Instructions to follow |
No pictures go into the copy. Write out exactly the lines below from the one containing "Convert this chart to matplotlib code." through the one containing "from matplotlib.patches import".

Material for this task |
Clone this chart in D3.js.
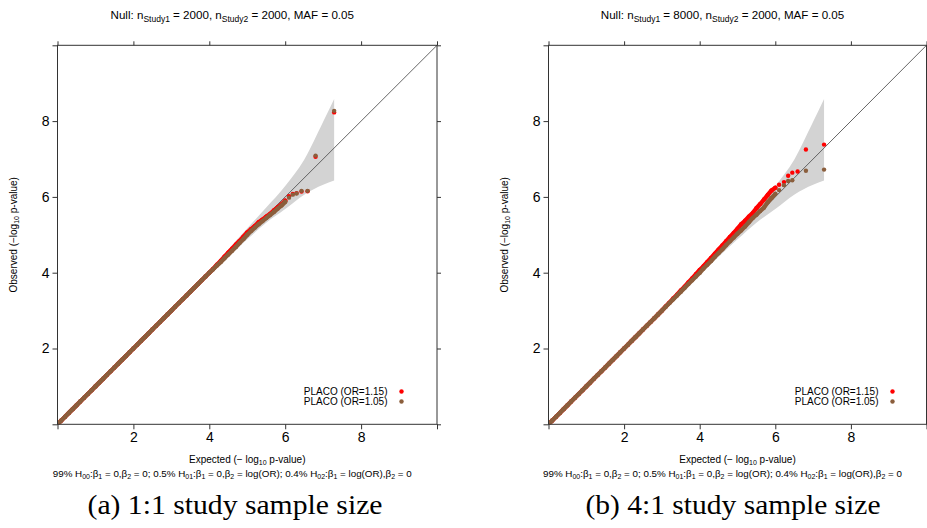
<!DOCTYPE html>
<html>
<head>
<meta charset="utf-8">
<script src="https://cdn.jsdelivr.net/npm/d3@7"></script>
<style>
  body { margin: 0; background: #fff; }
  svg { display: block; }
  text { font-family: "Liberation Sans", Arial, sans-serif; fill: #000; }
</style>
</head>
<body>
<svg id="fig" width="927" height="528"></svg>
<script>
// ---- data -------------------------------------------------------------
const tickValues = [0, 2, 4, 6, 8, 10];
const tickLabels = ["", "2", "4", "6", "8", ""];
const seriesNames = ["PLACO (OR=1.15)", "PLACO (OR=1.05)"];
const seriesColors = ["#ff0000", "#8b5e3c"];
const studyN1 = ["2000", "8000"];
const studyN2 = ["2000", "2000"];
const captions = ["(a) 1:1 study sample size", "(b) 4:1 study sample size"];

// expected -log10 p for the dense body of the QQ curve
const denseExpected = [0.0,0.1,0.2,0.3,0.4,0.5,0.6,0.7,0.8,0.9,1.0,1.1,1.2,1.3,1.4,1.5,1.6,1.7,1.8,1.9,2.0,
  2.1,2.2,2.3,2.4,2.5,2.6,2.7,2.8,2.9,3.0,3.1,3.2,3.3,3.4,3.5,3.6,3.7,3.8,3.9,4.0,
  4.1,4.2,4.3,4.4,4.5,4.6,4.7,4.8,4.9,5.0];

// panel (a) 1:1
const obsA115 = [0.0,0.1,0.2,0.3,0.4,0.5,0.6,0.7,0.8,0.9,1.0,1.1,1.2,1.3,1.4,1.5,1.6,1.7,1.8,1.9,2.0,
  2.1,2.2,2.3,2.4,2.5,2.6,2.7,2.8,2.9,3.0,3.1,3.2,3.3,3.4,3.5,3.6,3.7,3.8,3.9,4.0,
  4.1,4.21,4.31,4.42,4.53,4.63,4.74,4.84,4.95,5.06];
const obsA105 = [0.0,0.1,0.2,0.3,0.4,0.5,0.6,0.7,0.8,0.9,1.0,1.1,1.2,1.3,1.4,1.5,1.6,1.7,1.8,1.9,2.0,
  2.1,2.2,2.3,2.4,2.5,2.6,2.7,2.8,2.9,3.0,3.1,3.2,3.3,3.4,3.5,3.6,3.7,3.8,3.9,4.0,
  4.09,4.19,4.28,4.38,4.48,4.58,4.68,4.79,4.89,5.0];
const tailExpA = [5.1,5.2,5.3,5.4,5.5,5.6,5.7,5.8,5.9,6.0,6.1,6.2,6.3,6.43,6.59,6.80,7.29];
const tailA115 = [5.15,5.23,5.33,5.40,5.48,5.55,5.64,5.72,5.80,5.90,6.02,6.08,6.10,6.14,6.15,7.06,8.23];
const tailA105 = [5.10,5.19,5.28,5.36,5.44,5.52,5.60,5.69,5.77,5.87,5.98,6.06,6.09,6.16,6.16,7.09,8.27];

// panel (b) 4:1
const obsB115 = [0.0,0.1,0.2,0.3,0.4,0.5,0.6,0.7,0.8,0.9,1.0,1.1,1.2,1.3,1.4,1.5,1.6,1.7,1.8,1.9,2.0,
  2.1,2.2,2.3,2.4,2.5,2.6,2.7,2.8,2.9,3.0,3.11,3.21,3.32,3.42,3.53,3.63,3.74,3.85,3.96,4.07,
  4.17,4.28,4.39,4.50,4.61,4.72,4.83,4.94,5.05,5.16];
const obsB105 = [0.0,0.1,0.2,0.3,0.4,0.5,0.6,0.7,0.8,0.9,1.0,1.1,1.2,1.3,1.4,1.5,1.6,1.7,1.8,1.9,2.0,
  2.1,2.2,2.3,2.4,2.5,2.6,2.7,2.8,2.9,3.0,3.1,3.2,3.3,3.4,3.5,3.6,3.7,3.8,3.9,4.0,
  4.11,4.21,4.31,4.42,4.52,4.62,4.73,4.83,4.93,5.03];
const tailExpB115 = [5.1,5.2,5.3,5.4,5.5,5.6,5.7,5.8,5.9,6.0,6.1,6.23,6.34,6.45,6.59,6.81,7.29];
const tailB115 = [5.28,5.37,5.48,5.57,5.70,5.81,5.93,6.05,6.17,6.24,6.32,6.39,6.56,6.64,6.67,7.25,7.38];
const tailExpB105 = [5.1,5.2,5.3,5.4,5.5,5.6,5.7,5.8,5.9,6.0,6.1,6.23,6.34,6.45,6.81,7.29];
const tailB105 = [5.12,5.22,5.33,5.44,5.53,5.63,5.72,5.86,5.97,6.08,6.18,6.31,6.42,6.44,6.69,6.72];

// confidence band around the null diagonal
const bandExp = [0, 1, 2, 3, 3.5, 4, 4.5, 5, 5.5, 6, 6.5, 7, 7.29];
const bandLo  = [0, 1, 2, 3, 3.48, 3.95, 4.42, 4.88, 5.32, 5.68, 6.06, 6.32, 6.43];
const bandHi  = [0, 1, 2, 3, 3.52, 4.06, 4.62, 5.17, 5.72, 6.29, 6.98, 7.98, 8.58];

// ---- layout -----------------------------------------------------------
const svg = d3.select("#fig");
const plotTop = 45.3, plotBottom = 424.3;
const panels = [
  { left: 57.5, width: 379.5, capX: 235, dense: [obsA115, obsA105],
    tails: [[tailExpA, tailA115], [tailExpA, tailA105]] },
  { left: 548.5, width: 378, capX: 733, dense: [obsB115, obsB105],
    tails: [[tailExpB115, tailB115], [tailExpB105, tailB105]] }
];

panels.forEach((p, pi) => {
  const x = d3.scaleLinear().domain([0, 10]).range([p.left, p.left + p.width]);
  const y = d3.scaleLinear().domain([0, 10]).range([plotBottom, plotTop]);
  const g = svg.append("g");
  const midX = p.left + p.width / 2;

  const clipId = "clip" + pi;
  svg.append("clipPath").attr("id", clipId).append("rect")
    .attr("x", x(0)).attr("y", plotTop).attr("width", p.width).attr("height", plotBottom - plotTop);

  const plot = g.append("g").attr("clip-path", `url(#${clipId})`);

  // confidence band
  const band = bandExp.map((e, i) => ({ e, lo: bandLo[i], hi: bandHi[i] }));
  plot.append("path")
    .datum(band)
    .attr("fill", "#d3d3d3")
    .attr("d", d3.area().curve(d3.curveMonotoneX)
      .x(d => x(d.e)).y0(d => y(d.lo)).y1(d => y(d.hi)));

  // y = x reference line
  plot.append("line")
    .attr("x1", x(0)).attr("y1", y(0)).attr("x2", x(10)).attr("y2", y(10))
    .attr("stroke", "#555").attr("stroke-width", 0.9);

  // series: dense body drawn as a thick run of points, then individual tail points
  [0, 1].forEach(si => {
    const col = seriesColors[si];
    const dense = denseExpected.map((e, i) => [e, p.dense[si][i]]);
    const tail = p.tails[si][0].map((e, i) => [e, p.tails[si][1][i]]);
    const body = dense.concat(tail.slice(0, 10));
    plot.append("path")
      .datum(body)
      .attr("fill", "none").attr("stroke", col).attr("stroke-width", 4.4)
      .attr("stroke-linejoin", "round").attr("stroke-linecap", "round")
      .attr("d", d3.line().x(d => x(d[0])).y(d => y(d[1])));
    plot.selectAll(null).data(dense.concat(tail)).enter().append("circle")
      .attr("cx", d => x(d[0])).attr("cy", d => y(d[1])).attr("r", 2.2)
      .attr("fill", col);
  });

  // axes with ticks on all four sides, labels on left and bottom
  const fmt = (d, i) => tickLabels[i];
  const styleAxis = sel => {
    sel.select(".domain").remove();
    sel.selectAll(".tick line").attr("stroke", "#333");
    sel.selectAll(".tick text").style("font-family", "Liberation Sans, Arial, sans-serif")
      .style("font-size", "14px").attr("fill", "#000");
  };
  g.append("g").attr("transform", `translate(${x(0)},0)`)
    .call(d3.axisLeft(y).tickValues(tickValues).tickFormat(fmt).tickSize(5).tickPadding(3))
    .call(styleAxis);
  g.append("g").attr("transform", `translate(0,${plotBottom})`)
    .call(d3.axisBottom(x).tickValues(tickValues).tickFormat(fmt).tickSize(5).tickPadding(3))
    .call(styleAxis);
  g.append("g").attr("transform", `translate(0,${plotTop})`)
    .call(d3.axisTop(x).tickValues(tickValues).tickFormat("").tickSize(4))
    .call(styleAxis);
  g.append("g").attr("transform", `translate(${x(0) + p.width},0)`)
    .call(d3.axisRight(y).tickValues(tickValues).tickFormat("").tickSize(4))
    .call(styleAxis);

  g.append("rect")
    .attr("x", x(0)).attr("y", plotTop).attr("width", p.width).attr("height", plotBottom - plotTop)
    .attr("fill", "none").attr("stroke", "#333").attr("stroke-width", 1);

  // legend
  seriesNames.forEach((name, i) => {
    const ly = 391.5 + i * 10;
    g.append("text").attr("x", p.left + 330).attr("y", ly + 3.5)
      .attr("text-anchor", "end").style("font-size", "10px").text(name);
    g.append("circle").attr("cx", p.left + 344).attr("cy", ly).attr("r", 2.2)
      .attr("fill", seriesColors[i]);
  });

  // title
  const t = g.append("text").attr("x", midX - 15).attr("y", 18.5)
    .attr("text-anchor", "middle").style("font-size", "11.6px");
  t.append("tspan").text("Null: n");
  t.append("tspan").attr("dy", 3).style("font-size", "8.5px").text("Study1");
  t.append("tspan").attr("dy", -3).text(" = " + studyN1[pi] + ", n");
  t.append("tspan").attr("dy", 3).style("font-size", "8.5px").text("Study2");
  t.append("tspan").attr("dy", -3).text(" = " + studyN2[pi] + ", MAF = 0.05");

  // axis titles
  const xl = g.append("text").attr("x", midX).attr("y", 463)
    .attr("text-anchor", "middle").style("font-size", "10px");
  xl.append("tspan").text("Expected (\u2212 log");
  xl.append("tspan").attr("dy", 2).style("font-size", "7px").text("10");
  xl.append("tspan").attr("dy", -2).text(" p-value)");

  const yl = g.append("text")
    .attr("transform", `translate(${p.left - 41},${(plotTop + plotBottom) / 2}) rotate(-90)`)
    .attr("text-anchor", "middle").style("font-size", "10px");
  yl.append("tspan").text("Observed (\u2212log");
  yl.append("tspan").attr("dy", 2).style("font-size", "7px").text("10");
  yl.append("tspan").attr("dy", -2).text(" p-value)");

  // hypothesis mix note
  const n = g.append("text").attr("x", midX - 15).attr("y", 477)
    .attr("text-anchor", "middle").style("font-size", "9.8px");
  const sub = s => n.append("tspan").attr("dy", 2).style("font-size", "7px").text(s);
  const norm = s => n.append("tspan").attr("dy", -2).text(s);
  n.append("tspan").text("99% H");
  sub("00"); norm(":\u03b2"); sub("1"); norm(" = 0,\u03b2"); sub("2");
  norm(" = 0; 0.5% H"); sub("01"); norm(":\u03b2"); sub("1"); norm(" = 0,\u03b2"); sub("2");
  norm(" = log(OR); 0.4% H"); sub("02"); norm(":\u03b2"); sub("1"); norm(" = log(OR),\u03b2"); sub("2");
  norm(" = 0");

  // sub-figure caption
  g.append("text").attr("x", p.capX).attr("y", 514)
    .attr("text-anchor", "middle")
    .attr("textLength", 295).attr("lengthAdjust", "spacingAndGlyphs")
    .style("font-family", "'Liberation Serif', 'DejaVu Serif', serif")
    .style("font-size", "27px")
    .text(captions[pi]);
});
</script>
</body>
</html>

==

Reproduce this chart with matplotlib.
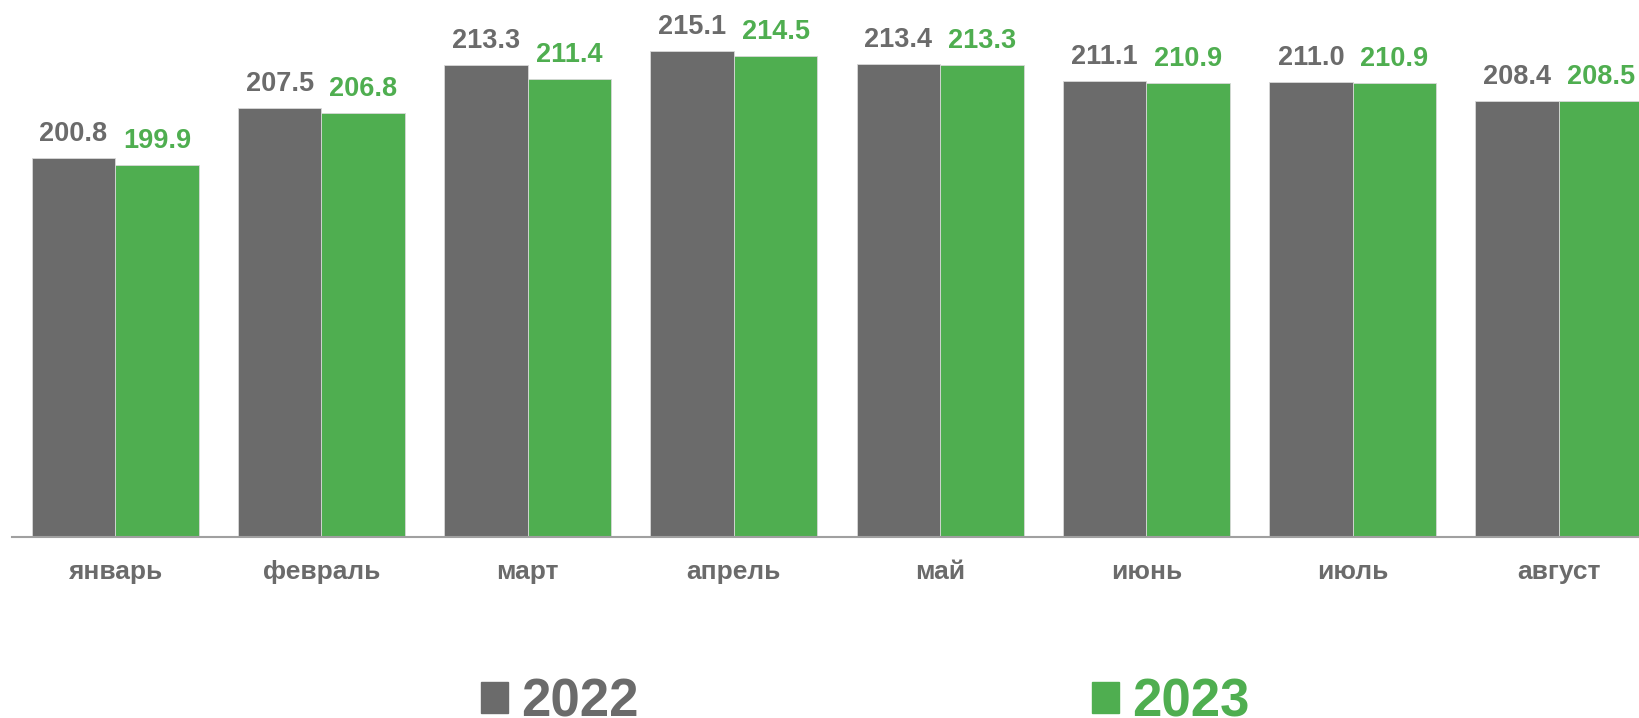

--

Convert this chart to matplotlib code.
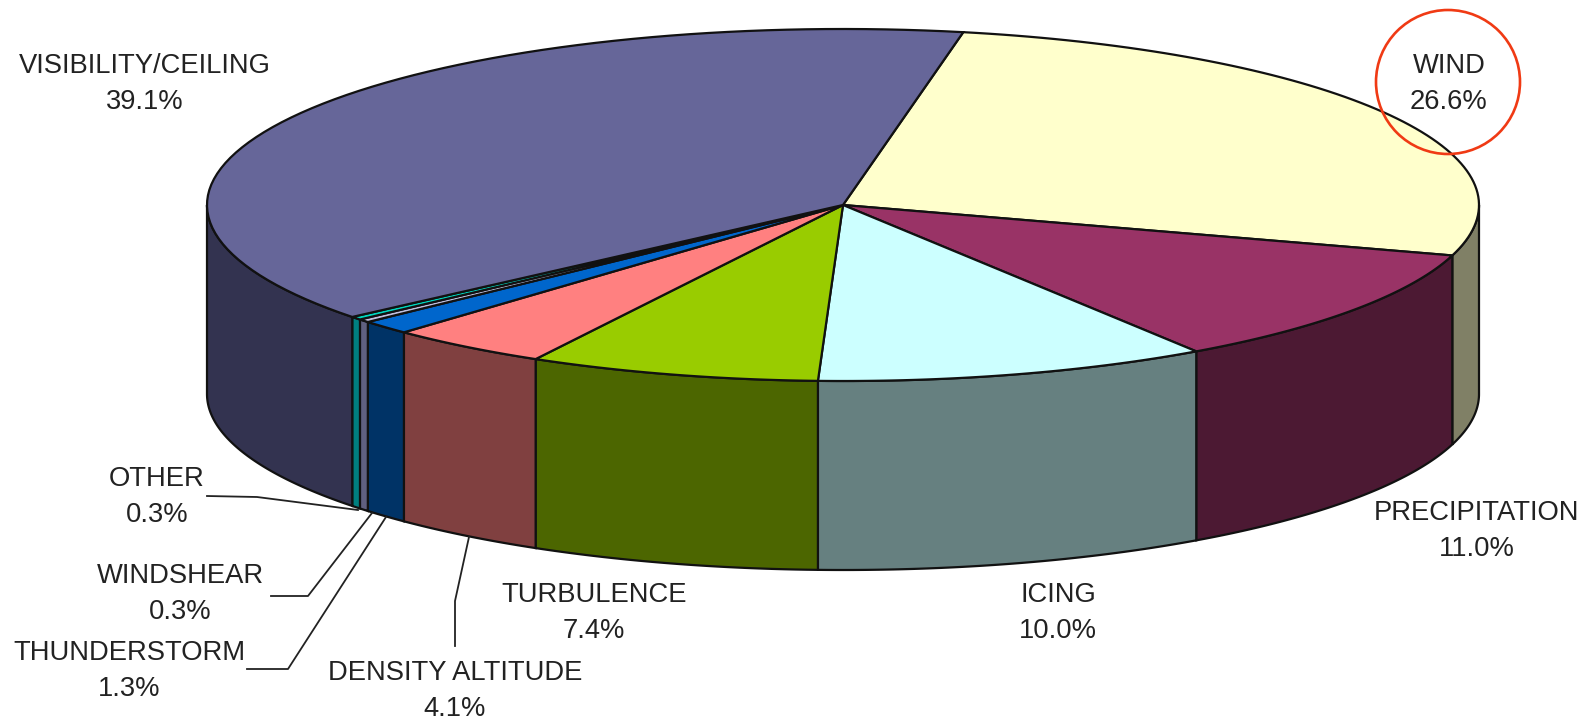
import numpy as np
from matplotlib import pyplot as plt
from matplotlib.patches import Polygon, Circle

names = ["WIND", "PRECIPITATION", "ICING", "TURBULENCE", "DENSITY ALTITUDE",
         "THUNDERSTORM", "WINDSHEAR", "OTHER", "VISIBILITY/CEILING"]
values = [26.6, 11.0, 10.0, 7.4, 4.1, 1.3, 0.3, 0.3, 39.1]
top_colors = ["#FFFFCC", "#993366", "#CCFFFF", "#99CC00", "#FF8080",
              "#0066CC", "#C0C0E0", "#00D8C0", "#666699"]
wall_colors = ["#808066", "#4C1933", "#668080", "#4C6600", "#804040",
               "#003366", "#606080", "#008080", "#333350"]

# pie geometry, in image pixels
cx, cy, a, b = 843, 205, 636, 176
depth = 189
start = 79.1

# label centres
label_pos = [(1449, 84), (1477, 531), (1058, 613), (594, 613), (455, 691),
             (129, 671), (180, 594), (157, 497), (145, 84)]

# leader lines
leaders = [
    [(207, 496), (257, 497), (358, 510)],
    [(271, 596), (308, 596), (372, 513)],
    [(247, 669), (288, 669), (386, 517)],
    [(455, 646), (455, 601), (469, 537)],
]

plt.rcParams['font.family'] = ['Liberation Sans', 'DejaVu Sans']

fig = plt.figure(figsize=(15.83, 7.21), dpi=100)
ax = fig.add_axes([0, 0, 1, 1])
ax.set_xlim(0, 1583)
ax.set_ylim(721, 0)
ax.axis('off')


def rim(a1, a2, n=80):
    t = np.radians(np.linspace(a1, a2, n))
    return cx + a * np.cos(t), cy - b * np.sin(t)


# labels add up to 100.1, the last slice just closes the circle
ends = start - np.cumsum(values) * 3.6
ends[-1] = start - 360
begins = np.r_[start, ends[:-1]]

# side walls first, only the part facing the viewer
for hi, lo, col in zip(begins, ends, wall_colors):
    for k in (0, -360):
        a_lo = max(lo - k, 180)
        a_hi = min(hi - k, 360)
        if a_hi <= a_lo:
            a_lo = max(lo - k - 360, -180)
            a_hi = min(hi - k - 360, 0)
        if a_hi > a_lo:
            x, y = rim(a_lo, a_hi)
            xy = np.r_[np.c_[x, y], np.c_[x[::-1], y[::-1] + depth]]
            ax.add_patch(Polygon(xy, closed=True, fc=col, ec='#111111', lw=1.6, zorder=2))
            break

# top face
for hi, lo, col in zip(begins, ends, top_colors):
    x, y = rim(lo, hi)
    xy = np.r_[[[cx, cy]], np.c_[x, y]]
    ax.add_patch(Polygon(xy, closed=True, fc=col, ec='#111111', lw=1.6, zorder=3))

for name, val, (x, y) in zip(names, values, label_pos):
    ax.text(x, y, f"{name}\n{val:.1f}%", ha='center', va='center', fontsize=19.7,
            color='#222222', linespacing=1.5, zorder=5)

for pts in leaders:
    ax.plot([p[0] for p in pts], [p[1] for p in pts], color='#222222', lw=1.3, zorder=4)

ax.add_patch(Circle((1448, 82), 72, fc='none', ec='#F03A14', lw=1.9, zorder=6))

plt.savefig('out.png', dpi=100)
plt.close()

Task answer |
Convert this chart to matplotlib code.
import numpy as np
from matplotlib import pyplot as plt
from matplotlib.patches import Polygon, Circle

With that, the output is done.